Temporary staffing, hitherto the exclusive preserve of the unorganised
players, is fast gaining ground with corporates, as more and more
organised temporary staffing players are entering the fray. Right
from a college student to a 50-year-old professional can find
a temp job in the corporate world. Temping opportunities exist
across all industries and almost all job functions. Sectors such
as manufacturing, retail, logistics, IT/ITES, FMCG, telecom, and
financial services are appointing temps in large numbers.
Although temp staffing has always existed, it operated in a
local, almost informal fashion. Temping was usually routed through
small agencies, chartered accountancy firms and locals who were
into small-time placements for corporates. While a permanent,
full-time job may still be the norm, labour markets worldwide
are changing. The 'job-for-life' is being replaced with life-long
learning, multi-skilling and a working life with multiple careers
and flexible hours.
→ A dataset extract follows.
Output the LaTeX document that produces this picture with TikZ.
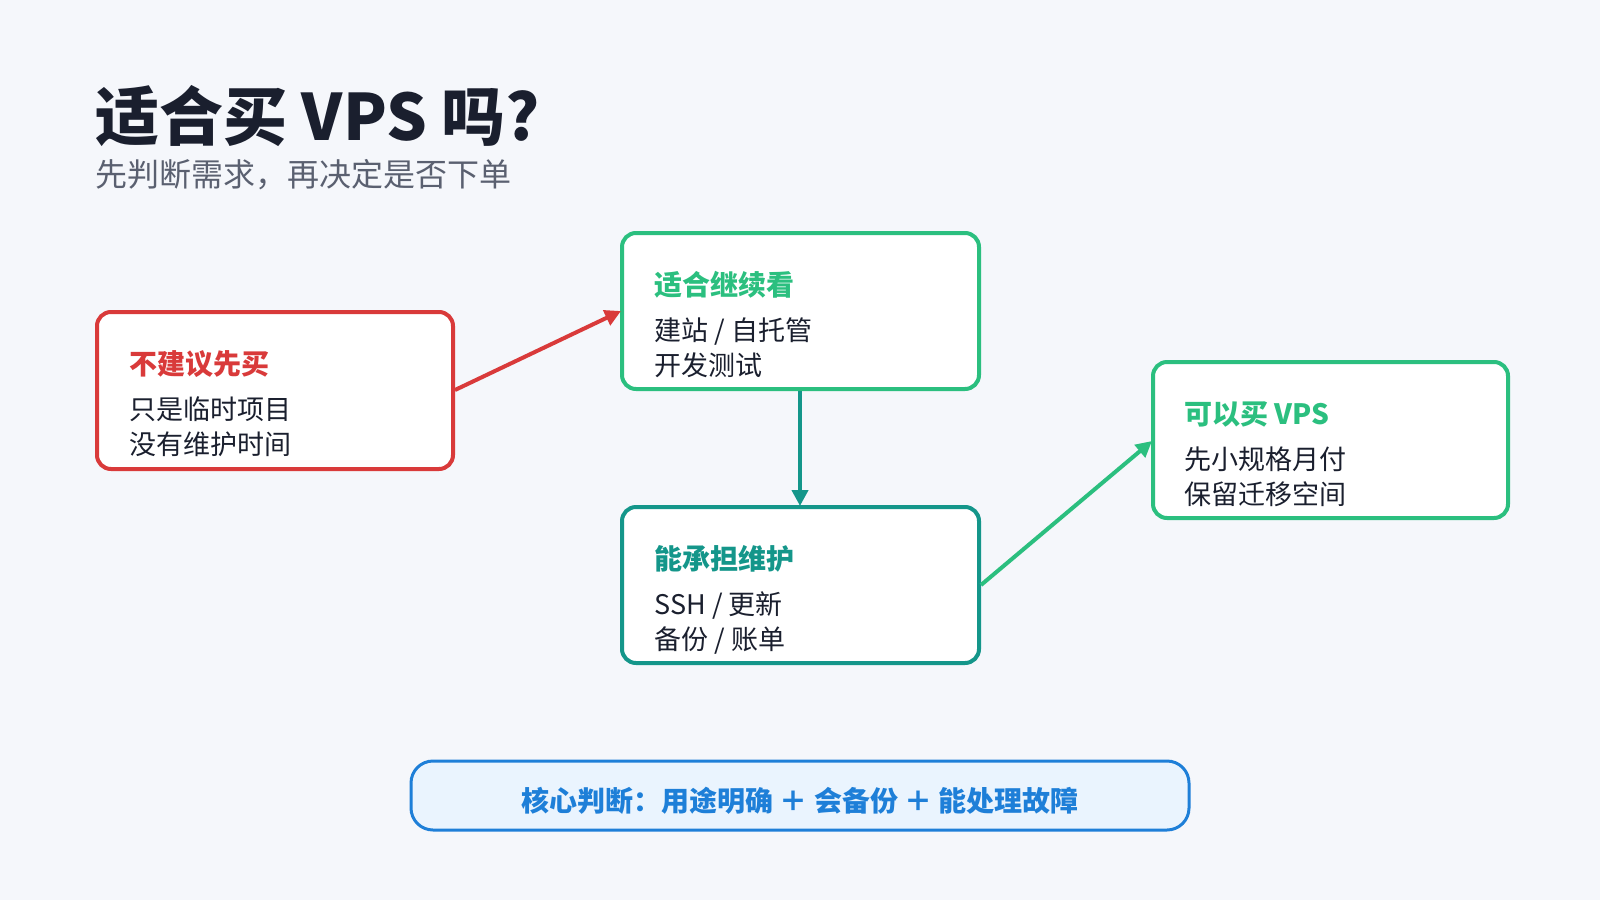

Temp jobs help you network and don a variety
of hats. They can be enticing enough to even draw people with
permanent jobs.
Temping has many advantages: it helps you develop new skills,
gives you broader experience and provides you the opportunity
to work with various levels of management. Sensing the huge opportunity,
multinational staffing companies like Manpower, Ma Foi, Kelly
Services and Adecco SA have already set up bases in India and
are growing rapidly. Advocates of the temp recruitment model say
it helps companies to remain agile, enabling them to expand and
contract their workforce and their expenses with the ebb and flow
of the market. Because companies can select people with the exact
skills they are seeking for a specific amount of time, temps are
often an ideal, if temporary, solution. More and more companies
are beginning to understand what benefits these short-term assignments
can bring to an organisation.
This is despite the fact that temping in India is still mostly
confined to low-end jobs like billing and so on, unlike in the
West where temps are usually hired to fix a critical problem or
facilitate a major transition. But Indian staffing companies believe
that these are early days yet and the trend will catch up fast
in India, too.
Staffing companies also say that temporary staffing helps workers
to get jobs and companies to expand their headcount even when
market conditions are uncertain. Data from several countries clearly
brings out this trend. If companies were forced to employ only
full-time workers on a permanent basis, they would have to either
forgo the opportunity to expand production to meet the rise in
demand, or incur excess costs for surplus staff during lean periods.
Temp salaries are decent enough. While the remuneration depends
on experience, qualification, the job function, sector and the
city where the opening is, an HR executive can get a starting
salary of Rs 7,000. While the average salary in the lower management
rung is around Rs 7,500 per month, for middle levels, it is Rs
35,000 and at senior levels, it can go up to Rs 4.5 lakh per month.
Though temp jobs are not yet giving permanent jobs a run for their
money, at times, temps can earn more than permanent employees.
Industry experts believe that the gap between the pay packages
of leased and permanent employees could be as wide as 40 per cent.